Ele explica que há dois cenários quando analisadas as lojas que ainda não disponibilizam o Pix. Há aquelas que já trabalham com modalidade de pagamentos à vista e, nesse caso, provavelmente não aceitam o instrumento instantâneo por dificuldades como de integração tecnológica. O segundo grupo é daquelas que operam apenas com opções a prazo. É o caso, por exemplo, de algumas companhias aéreas “Nesse caso, não faria muito sentido pensar que vão priorizar o Pix”, afirma o CEO.
Maurício Salvador, presidente da Associação Brasileira de Comércio Eletrônico (ABcomm), observa que o e-commerce se beneficiou da rápida popularização do pagamento instantâneo no país. Ele lembra que o instrumento permite o reconhecimento imediato do pagamento de uma compra, enquanto no caso do boleto, por exemplo, o lojista pode esperar até alguns dias pela confirmação, período durante o qual o produto fica “travado” para vendas.
Para ele, há dois principais desafios para uma maior adesão ao Pix no e-commerce. O primeiro é a grande aceitação do parcelamento sem juros. Já o segundo diz respeito a fraudes ou intercorrências nas compras on-line. “Fica muito mais difícil para o consumidor reaver o dinheiro se ele tiver algum problema. No cartão, o processo de ‘chargeback’ [cancelamento da compra] está consolidado.”

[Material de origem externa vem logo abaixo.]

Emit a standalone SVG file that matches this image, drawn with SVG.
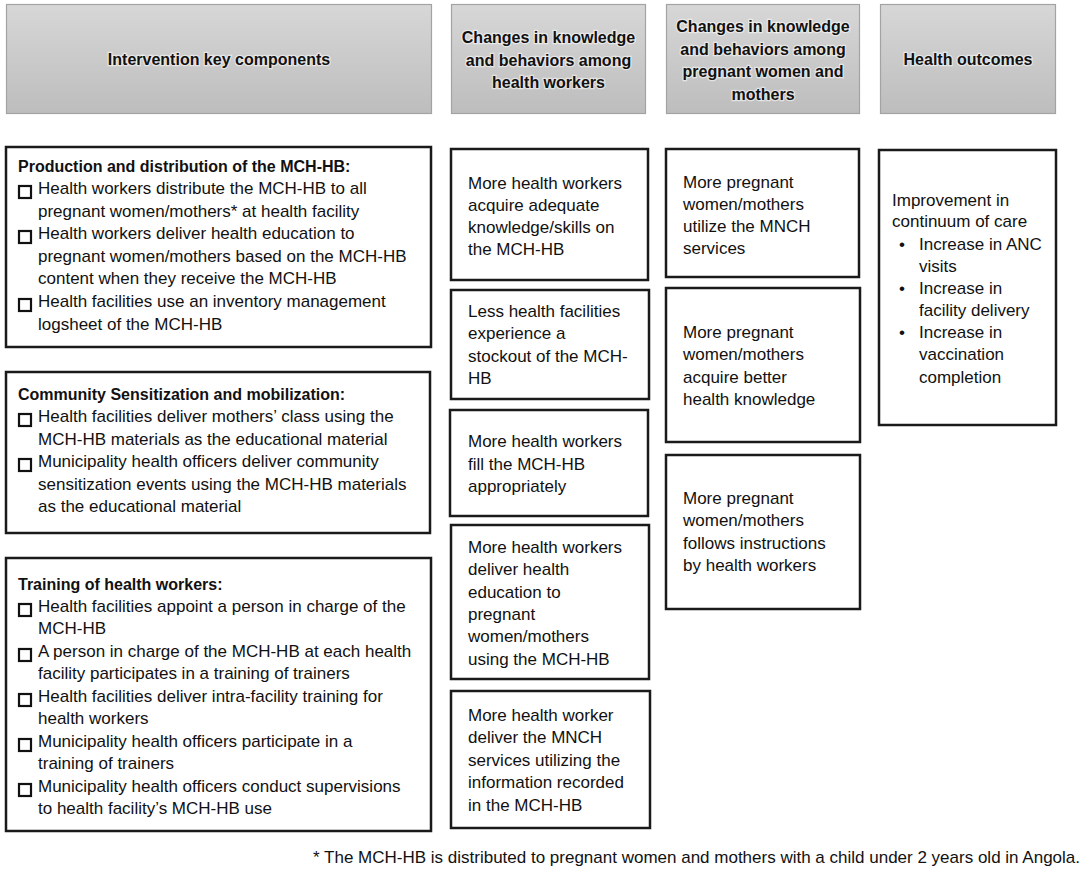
<svg xmlns="http://www.w3.org/2000/svg" width="1084" height="871" viewBox="0 0 1084 871">
<defs>
<linearGradient id="hg" x1="0" y1="0" x2="0" y2="1">
<stop offset="0" stop-color="#d7d7d7"/>
<stop offset="1" stop-color="#bdbdbd"/>
</linearGradient>
</defs>
<style>
.hdr{fill:url(#hg);stroke:#a3a3a3;stroke-width:1.2}
.ht{font-family:"Liberation Sans",Arial,sans-serif;font-weight:bold;font-size:16px;fill:#111;text-anchor:middle;stroke:#ffffff;stroke-width:2.5px;stroke-opacity:0.55;paint-order:stroke}
.box{fill:#fff;stroke:#1a1a1a;stroke-width:2.5}
.t{font-family:"Liberation Sans",Arial,sans-serif;font-size:17px;fill:#111}
.tb{font-family:"Liberation Sans",Arial,sans-serif;font-size:16px;font-weight:bold;fill:#111}
.cb{fill:none;stroke:#111;stroke-width:2.2}
</style>
<rect width="1084" height="871" fill="#fff"/>

<g id="header-intervention">
<rect class="hdr" x="6.5" y="4.5" width="425" height="109"/>
<text class="ht" x="219" y="65">Intervention key components</text>
</g>
<g id="header-health-workers">
<rect class="hdr" x="451.5" y="4.5" width="194" height="109"/>
<text class="ht" x="548.5" y="43">Changes in knowledge</text>
<text class="ht" x="548.5" y="65.5">and behaviors among</text>
<text class="ht" x="548.5" y="88">health workers</text>
</g>
<g id="header-women">
<rect class="hdr" x="666.5" y="4.5" width="193" height="109"/>
<text class="ht" x="763" y="32">Changes in knowledge</text>
<text class="ht" x="763" y="54.5">and behaviors among</text>
<text class="ht" x="763" y="77">pregnant women and</text>
<text class="ht" x="763" y="99.5">mothers</text>
</g>
<g id="header-outcomes">
<rect class="hdr" x="880.5" y="4.5" width="175" height="109"/>
<text class="ht" x="968" y="65">Health outcomes</text>
</g>

<g id="box-production">
<rect class="box" x="6" y="147" width="425" height="200"/>
<text class="tb" x="18" y="172">Production and distribution of the MCH-HB:</text>
<rect class="cb" x="19" y="186" width="12" height="12"/>
<text class="t" x="38" y="194">Health workers distribute the MCH-HB to all</text>
<text class="t" x="38" y="217">pregnant women/mothers* at health facility</text>
<rect class="cb" x="19" y="231" width="12" height="12"/>
<text class="t" x="38" y="239">Health workers deliver health education to</text>
<text class="t" x="38" y="262">pregnant women/mothers based on the MCH-HB</text>
<text class="t" x="38" y="284">content when they receive the MCH-HB</text>
<rect class="cb" x="19" y="299" width="12" height="12"/>
<text class="t" x="38" y="307">Health facilities use an inventory management</text>
<text class="t" x="38" y="330">logsheet of the MCH-HB</text>
</g>

<g id="box-community">
<rect class="box" x="6" y="372" width="424" height="161"/>
<text class="tb" x="18" y="400">Community Sensitization and mobilization:</text>
<rect class="cb" x="19" y="414" width="12" height="12"/>
<text class="t" x="38" y="422">Health facilities deliver mothers’ class using the</text>
<text class="t" x="38" y="445">MCH-HB materials as the educational material</text>
<rect class="cb" x="19" y="459" width="12" height="12"/>
<text class="t" x="38" y="467">Municipality health officers deliver community</text>
<text class="t" x="38" y="490">sensitization events using the MCH-HB materials</text>
<text class="t" x="38" y="512">as the educational material</text>
</g>

<g id="box-training">
<rect class="box" x="6" y="558" width="425" height="273"/>
<text class="tb" x="18" y="590">Training of health workers:</text>
<rect class="cb" x="19" y="604" width="12" height="12"/>
<text class="t" x="38" y="612">Health facilities appoint a person in charge of the</text>
<text class="t" x="38" y="634">MCH-HB</text>
<rect class="cb" x="19" y="649" width="12" height="12"/>
<text class="t" x="38" y="657">A person in charge of the MCH-HB at each health</text>
<text class="t" x="38" y="679">facility participates in a training of trainers</text>
<rect class="cb" x="19" y="694" width="12" height="12"/>
<text class="t" x="38" y="702">Health facilities deliver intra-facility training for</text>
<text class="t" x="38" y="724">health workers</text>
<rect class="cb" x="19" y="739" width="12" height="12"/>
<text class="t" x="38" y="747">Municipality health officers participate in a</text>
<text class="t" x="38" y="769">training of trainers</text>
<rect class="cb" x="19" y="784" width="12" height="12"/>
<text class="t" x="38" y="792">Municipality health officers conduct supervisions</text>
<text class="t" x="38" y="814">to health facility’s MCH-HB use</text>
</g>

<g id="box-hw-knowledge">
<rect class="box" x="451" y="149" width="197" height="131"/>
<text class="t" x="468" y="189">More health workers</text>
<text class="t" x="468" y="211">acquire adequate</text>
<text class="t" x="468" y="233">knowledge/skills on</text>
<text class="t" x="468" y="255">the MCH-HB</text>
</g>
<g id="box-stockout">
<rect class="box" x="451" y="290" width="198" height="109"/>
<text class="t" x="468" y="317">Less health facilities</text>
<text class="t" x="468" y="339">experience a</text>
<text class="t" x="468" y="362">stockout of the MCH-</text>
<text class="t" x="468" y="384">HB</text>
</g>
<g id="box-fill">
<rect class="box" x="450" y="410" width="198" height="106"/>
<text class="t" x="468" y="447">More health workers</text>
<text class="t" x="468" y="470">fill the MCH-HB</text>
<text class="t" x="468" y="492">appropriately</text>
</g>
<g id="box-education">
<rect class="box" x="451" y="525" width="198" height="154"/>
<text class="t" x="468" y="553">More health workers</text>
<text class="t" x="468" y="575">deliver health</text>
<text class="t" x="468" y="598">education to</text>
<text class="t" x="468" y="620">pregnant</text>
<text class="t" x="468" y="642">women/mothers</text>
<text class="t" x="468" y="665">using the MCH-HB</text>
</g>
<g id="box-services">
<rect class="box" x="451" y="691" width="199" height="137"/>
<text class="t" x="468" y="721">More health worker</text>
<text class="t" x="468" y="743">deliver the MNCH</text>
<text class="t" x="468" y="766">services utilizing the</text>
<text class="t" x="468" y="788">information recorded</text>
<text class="t" x="468" y="811">in the MCH-HB</text>
</g>

<g id="box-utilize">
<rect class="box" x="666" y="149" width="193" height="128"/>
<text class="t" x="683" y="188">More pregnant</text>
<text class="t" x="683" y="210">women/mothers</text>
<text class="t" x="683" y="232">utilize the MNCH</text>
<text class="t" x="683" y="254">services</text>
</g>
<g id="box-better-knowledge">
<rect class="box" x="666" y="288" width="194" height="154"/>
<text class="t" x="683" y="338">More pregnant</text>
<text class="t" x="683" y="360">women/mothers</text>
<text class="t" x="683" y="383">acquire better</text>
<text class="t" x="683" y="405">health knowledge</text>
</g>
<g id="box-instructions">
<rect class="box" x="666" y="455" width="194" height="154"/>
<text class="t" x="683" y="504">More pregnant</text>
<text class="t" x="683" y="526">women/mothers</text>
<text class="t" x="683" y="549">follows instructions</text>
<text class="t" x="683" y="571">by health workers</text>
</g>

<g id="box-outcomes">
<rect class="box" x="879" y="150" width="177" height="275"/>
<text class="t" x="892" y="206">Improvement in</text>
<text class="t" x="892" y="227">continuum of care</text>
<text class="t" x="899" y="250">•</text>
<text class="t" x="919" y="250">Increase in ANC</text>
<text class="t" x="919" y="272">visits</text>
<text class="t" x="899" y="294">•</text>
<text class="t" x="919" y="294">Increase in</text>
<text class="t" x="919" y="316">facility delivery</text>
<text class="t" x="899" y="338">•</text>
<text class="t" x="919" y="338">Increase in</text>
<text class="t" x="919" y="360">vaccination</text>
<text class="t" x="919" y="383">completion</text>
</g>

<g id="connectors"></g>

<text class="t" x="1080" y="863" text-anchor="end">* The MCH-HB is distributed to pregnant women and mothers with a child under 2 years old in Angola.</text>
</svg>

Além disso, desde o lançamento do Pix foram registrados três vazamentos de dados, que atingiram cerca de 580 mil chaves. Após a última intercorrência, ocorrida em janeiro, o Banco Central (BC) afirmou que o vazamento ocorreu devido a falhas pontuais em sistemas da instituição de pagamento e que não havia sido “explorada nenhuma vulnerabilidade em qualquer sistema” da autoridade monetária.
O estudo observa também que tem havido um aumento na oferta, por parte dos vendedores, de incentivos para os clientes realizaram seus pagamentos via Pix. Cerca de 24% das lojas on-line que aceitam essa forma de pagamento oferecem descontos, que podem ir de 3% a 10%. Algumas lojas reportam que cerca de 10% das vendas já estão sendo pagas por meio do instrumento instantâneo, o que, para a consultoria, significa que sua participação deve superar o boleto e débito em volume. Segundo dados do BC, eram quase 132 milhões de usuários com chaves cadastradas em julho.
Apesar do crescimento do pagamento instantâneo, ele não está, na verdade, tirando espaço do boleto, que se mantém relativamente estável no que diz respeito à aceitação no e-commerce. O grande prejudicado tem sido o débito, meio de pagamento que nunca foi plenamente aceito nas compras virtuais. Na edição de janeiro de 2021, a modalidade era disponibilizada em 37,3% dos varejistas, percentual que caiu para 30,5%.
O cartão de crédito segue liderando o ranking, mas tem sido percebida uma transformação na modalidade. No último levantamento, apenas 15,3% das lojas ofereciam a opção de parcelamento sem juros em 12 vezes, o que, explica Mattos, representa uma mudança importante em relação ao que era usual no passado. A oferta exclusiva de uma parcela foi observada também em 15,3% das lojas.
O professor do Insper Roberto Rocha diz que o oferecimento de um número menor de parcelas sem juros representa uma estratégia importante das empresas para incentivar consumidores a pagarem suas compras em menos vezes. Ele lembra que, no fundo, não existe pagamento de longo prazo sem acréscimo e que, nesses casos, o preço regular já acaba embutindo os juros.
Para o CEO da GMattos, há dois fatores que podem ajudar a explicar a alteração de padrão dos lojistas em relação ao cartão de crédito. Um deles diz respeito à alta dos juros e o consequente aumento do custo de produtos como de antecipação de recebíveis. Outra questão está relacionada ao crescimento das alternativas de parcelamento no comércio eletrônico.
O estudo mostra que, em julho, 15,5% das lojas ofereciam alguma opção do tipo “Buy Now, Pay Later” (Compre Agora, Pague Depois, ou BNPL), seja por meio de bancos, crediário próprio ou fintechs. “Considero um percentual altíssimo. É um sinal de que essas alternativas têm potencial para chegar e ficar”, diz Mattos.
O BNPL surgiu como uma espécie de crediário digital e se popularizou no exterior, onde não existe, como aqui, a cultura de parcelamento no cartão de crédito. No país, o conceito começou a ganhar mais espaço nos últimos anos.